Track down each line that has the word "Emit" and copy it.

» Plotting code records:
========================================================================

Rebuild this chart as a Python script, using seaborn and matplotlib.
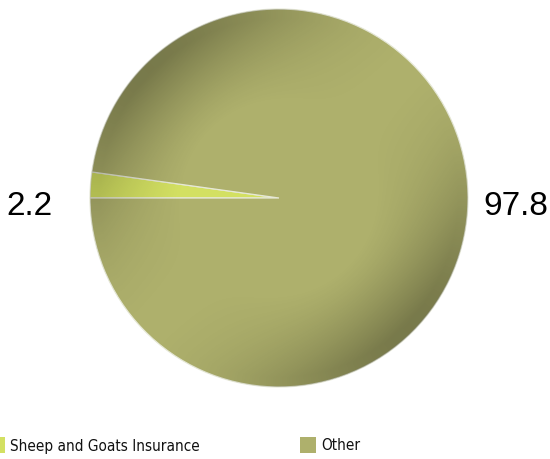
import numpy as np
import matplotlib
matplotlib.use("Agg")
import matplotlib.pyplot as plt
from matplotlib.patches import Circle, Rectangle
import seaborn as sns

# Share of the insurance budget (%)
categories = ["Sheep and Goats Insurance", "Other"]
values = [2.2, 97.8]
colors = ["#D3E062", "#AEB06C"]

sns.set_theme(style="white")
plt.rcParams["font.family"] = ["Liberation Sans", "DejaVu Sans"]

W, H, DPI = 550, 459, 100
fig = plt.figure(figsize=(W / DPI, H / DPI), dpi=DPI)
fig.patch.set_facecolor("white")

cx, cy, R = 279, 198, 189  # pie centre and radius in pixels (from top-left)
ax = fig.add_axes([(cx - R) / W, (H - cy - R) / H, 2 * R / W, 2 * R / H])

wedges, _ = ax.pie(values, colors=colors, startangle=180, counterclock=False,
                   radius=1, wedgeprops=dict(edgecolor="#E6E8D6", linewidth=0.9))
ax.set_xlim(-1, 1)
ax.set_ylim(-1, 1)
ax.set_aspect("equal")
ax.axis("off")

# Rim shading: darker towards the edge, strongest at upper-left and lower-right
n = 600
xs = np.linspace(-1, 1, n)
X, Y = np.meshgrid(xs, xs)
r = np.hypot(X, Y)
theta = np.arctan2(Y, X)
rim = np.clip((r - 0.5) / 0.45, 0, 1) ** 1.3
ang = np.cos(theta - np.deg2rad(135)) ** 2
alpha = 0.31 * rim * ang
shade = np.zeros((n, n, 4))
shade[..., 3] = alpha
im = ax.imshow(shade, extent=[-1, 1, -1, 1], origin="lower", zorder=3,
               interpolation="bilinear")
clip = Circle((0, 0), 1.0, transform=ax.transData)
im.set_clip_path(clip)

# Value labels
label_pos = [(29, 207), (516, 207)]
for v, (px, py) in zip(values, label_pos):
    fig.text(px / W, 1 - py / H, f"{v}", ha="center", va="center",
             fontsize=24, color="black")

# Legend row at the bottom
leg_items = [(-11, categories[0], colors[0]), (300, categories[1], colors[1])]
for px, label, col in leg_items:
    fig.patches.append(Rectangle((px / W, 1 - 453 / H), 16 / W, 16 / H,
                                 transform=fig.transFigure, facecolor=col,
                                 edgecolor="none"))
    fig.text((px + 21) / W, 1 - 446 / H, label, ha="left", va="center",
             fontsize=11, family=["DejaVu Sans"], fontstretch="condensed",
             color="#111111")

fig.savefig("out.png", dpi=DPI, facecolor="white")
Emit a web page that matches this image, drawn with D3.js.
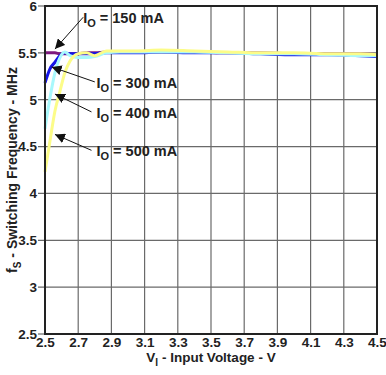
<!DOCTYPE html>
<html>
<head>
<meta charset="utf-8">
<script src="https://cdn.jsdelivr.net/npm/d3@7"></script>
<style>
  body { margin: 0; background: #fff; }
  text { font-family: "Liberation Sans", Arial, sans-serif; font-weight: bold; fill: #222; }
</style>
</head>
<body>
<div class="chart"></div>
<script>
var svgWidth = 386;
var svgHeight = 375;

var margin = { top: 6, right: 9, bottom: 41, left: 45 };
var width = svgWidth - margin.left - margin.right;
var height = svgHeight - margin.top - margin.bottom;

// data
var vin = [2.5, 2.53, 2.56, 2.59, 2.62, 2.65, 2.7, 2.75, 2.8, 2.87, 2.95, 3.05, 3.2, 3.4, 3.6, 3.8, 4.0, 4.2, 4.4, 4.5];
var f150 = [5.50, 5.50, 5.50, 5.49, 5.49, 5.49, 5.49, 5.50, 5.50, 5.51, 5.51, 5.51, 5.51, 5.51, 5.50, 5.50, 5.49, 5.49, 5.49, 5.48];
var f300 = [5.18, 5.33, 5.40, 5.47, 5.50, 5.49, 5.49, 5.49, 5.49, 5.50, 5.50, 5.50, 5.51, 5.50, 5.50, 5.49, 5.48, 5.48, 5.47, 5.46];
var f400 = [4.69, 5.02, 5.29, 5.45, 5.51, 5.47, 5.45, 5.45, 5.46, 5.50, 5.51, 5.51, 5.51, 5.51, 5.50, 5.49, 5.49, 5.48, 5.47, 5.47];
var f500 = [4.23, 4.56, 4.88, 5.09, 5.29, 5.41, 5.49, 5.50, 5.47, 5.52, 5.52, 5.52, 5.53, 5.52, 5.51, 5.50, 5.50, 5.49, 5.49, 5.48];

var xTicks = [2.5, 2.7, 2.9, 3.1, 3.3, 3.5, 3.7, 3.9, 4.1, 4.3, 4.5];
var yTicks = [2.5, 3, 3.5, 4, 4.5, 5, 5.5, 6];

var seriesNames = ["150", "300", "400", "500"];
var seriesValues = [f150, f300, f400, f500];
var seriesColors = ["#7d1a7d", "#1515e8", "#a8f8fc", "#fcfc88"];

// label text position and arrow (from -> to) in data units
var labelPos = [[2.73, 5.82], [2.81, 5.13], [2.81, 4.81], [2.81, 4.40]];
var arrowFrom = [[2.73, 5.88], [2.80, 5.19], [2.78, 4.87], [2.78, 4.46]];
var arrowTo = [[2.56, 5.54], [2.54, 5.35], [2.56, 5.06], [2.56, 4.63]];

var svg = d3.select(".chart")
  .append("svg")
  .attr("width", svgWidth)
  .attr("height", svgHeight);

var chartGroup = svg.append("g")
  .attr("transform", `translate(${margin.left}, ${margin.top})`);

var x = d3.scaleLinear().domain([2.5, 4.5]).range([0, width]);
var y = d3.scaleLinear().domain([2.5, 6]).range([height, 0]);

// grid
chartGroup.append("g")
  .selectAll("line")
  .data(xTicks.slice(1, -1))
  .enter()
  .append("line")
  .attr("x1", d => x(d)).attr("x2", d => x(d))
  .attr("y1", 0).attr("y2", height)
  .attr("stroke", "#6a6a6a")
  .attr("stroke-width", 1.2);

chartGroup.append("g")
  .selectAll("line")
  .data(yTicks.slice(1, -1))
  .enter()
  .append("line")
  .attr("x1", -7).attr("x2", width)
  .attr("y1", d => y(d)).attr("y2", d => y(d))
  .attr("stroke", "#6a6a6a")
  .attr("stroke-width", 1.2);

// tick marks for the ends
chartGroup.selectAll(".endtick")
  .data([2.5, 6])
  .enter()
  .append("line")
  .attr("x1", -7).attr("x2", 0)
  .attr("y1", d => y(d)).attr("y2", d => y(d))
  .attr("stroke", "#6a6a6a")
  .attr("stroke-width", 1.2);

// axes
var leftAxis = d3.axisLeft(y).tickValues(yTicks).tickFormat(d3.format("")).tickSize(0).tickPadding(8);
var bottomAxis = d3.axisBottom(x).tickValues(xTicks).tickFormat(d3.format(".1f")).tickSize(0).tickPadding(3);

var yAxisG = chartGroup.append("g").call(leftAxis);
yAxisG.select(".domain").remove();
yAxisG.selectAll("text").style("font-size", "13.5px").attr("font-family", null).attr("fill", "#222");

var xAxisG = chartGroup.append("g")
  .attr("transform", `translate(0, ${height})`)
  .call(bottomAxis);
xAxisG.select(".domain").remove();
xAxisG.selectAll("text").style("font-size", "13.5px").attr("font-family", null).attr("fill", "#222");

// curves
var line = d3.line()
  .x((d, i) => x(vin[i]))
  .y(d => y(d))
  .curve(d3.curveMonotoneX);

chartGroup.append("g")
  .selectAll("path")
  .data(seriesValues)
  .enter()
  .append("path")
  .attr("d", d => line(d))
  .attr("fill", "none")
  .attr("stroke", (d, i) => seriesColors[i])
  .attr("stroke-width", 3);

// frame
chartGroup.append("rect")
  .attr("x", 0).attr("y", 0)
  .attr("width", width).attr("height", height)
  .attr("fill", "none")
  .attr("stroke", "#222")
  .attr("stroke-width", 2);

// arrows
svg.append("defs").append("marker")
  .attr("id", "head")
  .attr("viewBox", "0 0 10 10")
  .attr("refX", 10).attr("refY", 5)
  .attr("markerWidth", 10).attr("markerHeight", 10)
  .attr("markerUnits", "userSpaceOnUse")
  .attr("orient", "auto")
  .append("path")
  .attr("d", "M0,0L10,5L0,10z")
  .attr("fill", "#111");

chartGroup.append("g")
  .selectAll("line")
  .data(seriesNames)
  .enter()
  .append("line")
  .attr("x1", (d, i) => x(arrowFrom[i][0]))
  .attr("y1", (d, i) => y(arrowFrom[i][1]))
  .attr("x2", (d, i) => x(arrowTo[i][0]))
  .attr("y2", (d, i) => y(arrowTo[i][1]))
  .attr("stroke", "#111")
  .attr("stroke-width", 1)
  .attr("marker-end", "url(#head)");

// labels
var labels = chartGroup.append("g")
  .selectAll("text")
  .data(seriesNames)
  .enter()
  .append("text")
  .attr("x", (d, i) => x(labelPos[i][0]))
  .attr("y", (d, i) => y(labelPos[i][1]))
  .style("font-size", "14.5px");

labels.append("tspan").text("I");
labels.append("tspan").attr("dy", 4).style("font-size", "11px").text("O");
labels.append("tspan").attr("dy", -4).text(d => ` = ${d} mA`);

// axis titles
var xTitle = svg.append("text")
  .attr("x", margin.left + width / 2)
  .attr("y", 362)
  .attr("text-anchor", "middle")
  .style("font-size", "13.5px");
xTitle.append("tspan").text("V");
xTitle.append("tspan").attr("dy", 4).style("font-size", "10px").text("I");
xTitle.append("tspan").attr("dy", -4).text(" - Input Voltage - V");

var yTitle = svg.append("text")
  .attr("transform", `translate(17, ${margin.top + height / 2}) rotate(-90)`)
  .attr("text-anchor", "middle")
  .style("font-size", "14px");
yTitle.append("tspan").text("f");
yTitle.append("tspan").attr("dy", 4).style("font-size", "10px").text("S");
yTitle.append("tspan").attr("dy", -4).text(" - Switching Frequency - MHz");
</script>
</body>
</html>
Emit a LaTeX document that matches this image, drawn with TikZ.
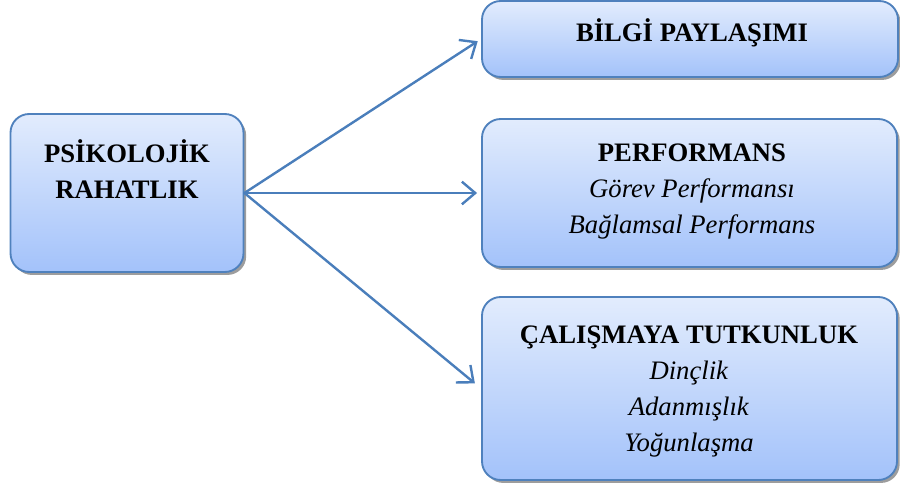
\documentclass[tikz,border=0pt]{standalone}
\usepackage{fontspec}
\setmainfont{Liberation Serif}
\usetikzlibrary{arrows.meta,shadows}

\definecolor{kutucizgi}{RGB}{79,129,189}
\definecolor{kutuust}{RGB}{226,236,253}
\definecolor{kutualt}{RGB}{163,194,250}
\definecolor{okrenk}{RGB}{74,126,187}

\tikzset{
  kutu/.style={draw=kutucizgi, line width=1.4pt, rounded corners=14pt,
    top color=kutuust, bottom color=kutualt,
    drop shadow={shadow xshift=2pt, shadow yshift=-2.2pt, fill=black!55, opacity=0.7}},
  ok/.style={draw=okrenk, line width=1.8pt, line cap=round,
    -{Straight Barb[length=10pt,width=17pt,line width=1.8pt]}},
  yazi/.style={align=center, font=\fontsize{20}{27}\selectfont},
}

\begin{document}
\begin{tikzpicture}[x=0.75pt, y=-0.75pt]
  \useasboundingbox (0,0) rectangle (900,489);

  % kutular
  \node[kutu, minimum width=233*0.75pt, minimum height=158*0.75pt] (psk) at (127,193) {};
  \node[kutu, minimum width=416*0.75pt, minimum height=76*0.75pt] (bilgi) at (690,39) {};
  \node[kutu, minimum width=415*0.75pt, minimum height=148*0.75pt] (perf) at (689.5,193) {};
  \node[kutu, minimum width=415*0.75pt, minimum height=183*0.75pt] (calis) at (689.5,388.5) {};

  % metinler
  \node[yazi] (pskyazi) at (127,169) {\textbf{PSİKOLOJİK}\\\textbf{RAHATLIK}};
  \node[yazi] (bilgiyazi) at (692,33) {\textbf{BİLGİ PAYLAŞIMI}};
  \node[yazi] (perfyazi) at (692,192) {\textbf{PERFORMANS}\\\textit{Görev Performansı}\\%
    \textit{Bağlamsal Performans}};
  \node[yazi] (calisyazi) at (689,392) {\textbf{ÇALIŞMAYA TUTKUNLUK}\\\textit{Dinçlik}\\%
    \textit{Adanmışlık}\\\textit{Yoğunlaşma}};

  % oklar
  \draw[ok, shorten >=3pt] (psk.east) -- (bilgi.west);
  \draw[ok, shorten >=3pt] (psk.east) -- (perf.west);
  \draw[ok, shorten >=6pt] (psk.east) -- (calis.west);
\end{tikzpicture}
\end{document}
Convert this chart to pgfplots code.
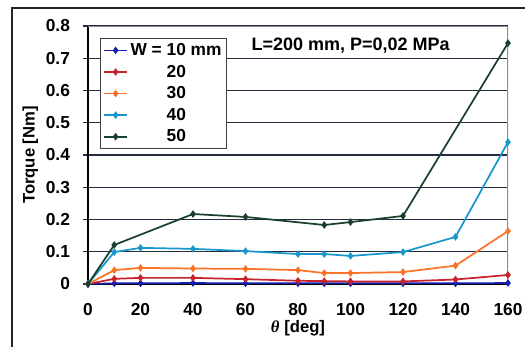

========================================================================

» Full output:
Emit a web page that matches this image, drawn with D3.js.
Emit a LaTeX document that matches this image, drawn with TikZ.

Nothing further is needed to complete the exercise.